1 Nov 2009

Governments to blame for welfare dependency

This blog concentrates on benefit fraud. A commenter recently accused it of being fixated on one subject. Well, there's plenty of benefit fraud about - at least £3.5bn a year with much more under the surface.

Now Fraser Nelson summarises some wider problems of the benefits system, saying that
The biggest evil in Britain today is welfare dependency.
He points to welfare ghettoes, where crime is high and life expectancy low. We pay nearly half a million people under 35 to stay at home on incapacity benefit while we swell our population with immigrants to do the jobs they won't. He returns to the point powerfully made recently by Ian Duncan Smith that marginal rates of withdrawal can simply make going into work unattractive.
Consider a young bloke on the dole. Right now he gets £96 a week via Jobseekers, housing benefit and what have you.

Say he goes to work in a shop for five hours a week at six quid an hour. His income rises to just £101. Why? Because while he earns £30, he loses £25 of benefits. So he’s working five hours for just five quid.
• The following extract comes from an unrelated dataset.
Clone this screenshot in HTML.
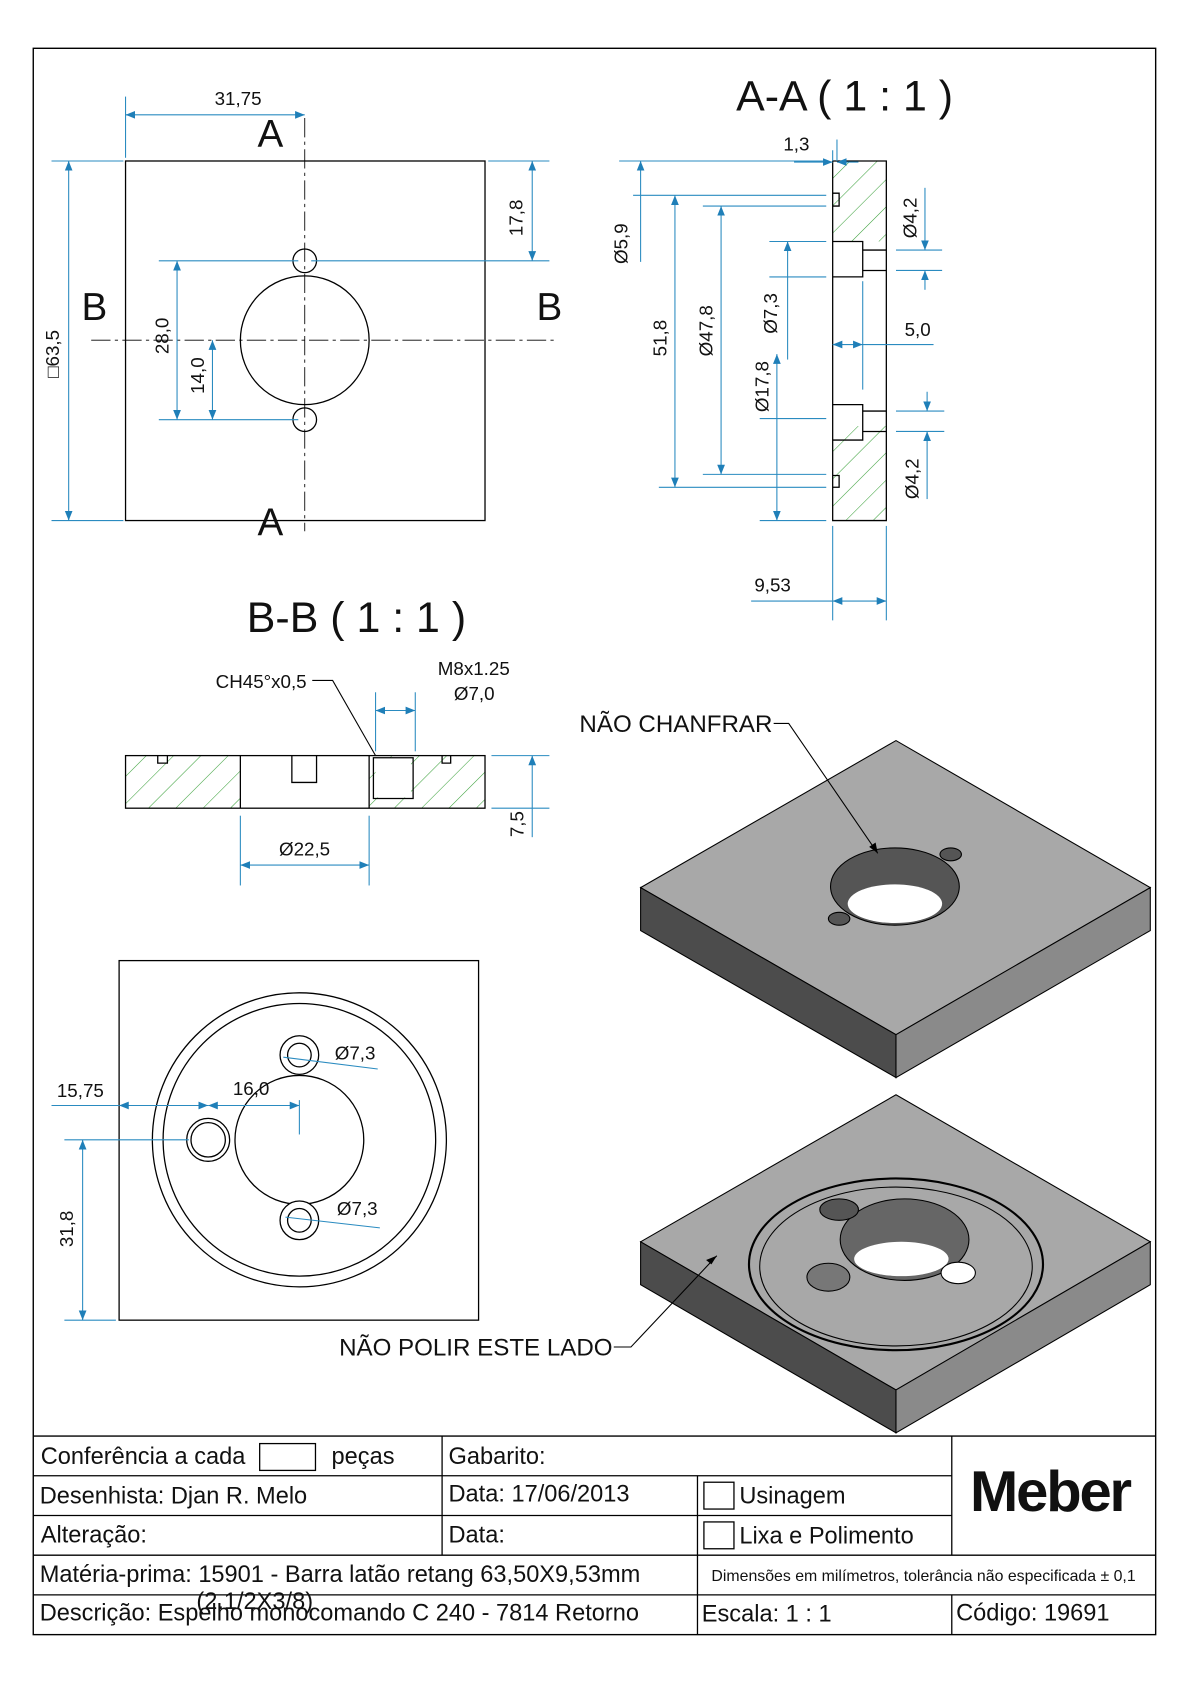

Say he doubles his shift to TEN hours. Then his income stays at £101 because he loses the Jobseekers’ Allowance.

And if he TREBLES his hours to 15 hours a week, he loses even more benefits and takes home £106 a week.

Do we need to spell it out further? This means his “work pays” an effective rate of 66p an hour.

What idiot would do that? Not me. I’d stay at home with the JSA and Sky Plus. So, I suspect, would Yvette Cooper.
People making this rational decision aren't 'scroungers'. The failure's not with them, it's with government. It's their responsibility to get this right. No recent government - Labour or Conservative - has.
The UK welfare system has 51 different payments, explained by 14 manuals over 8,900 pages.

The complexity has created a net in which millions of British people are now trapped. Freeing them takes effort.
That's a huge failure of governments.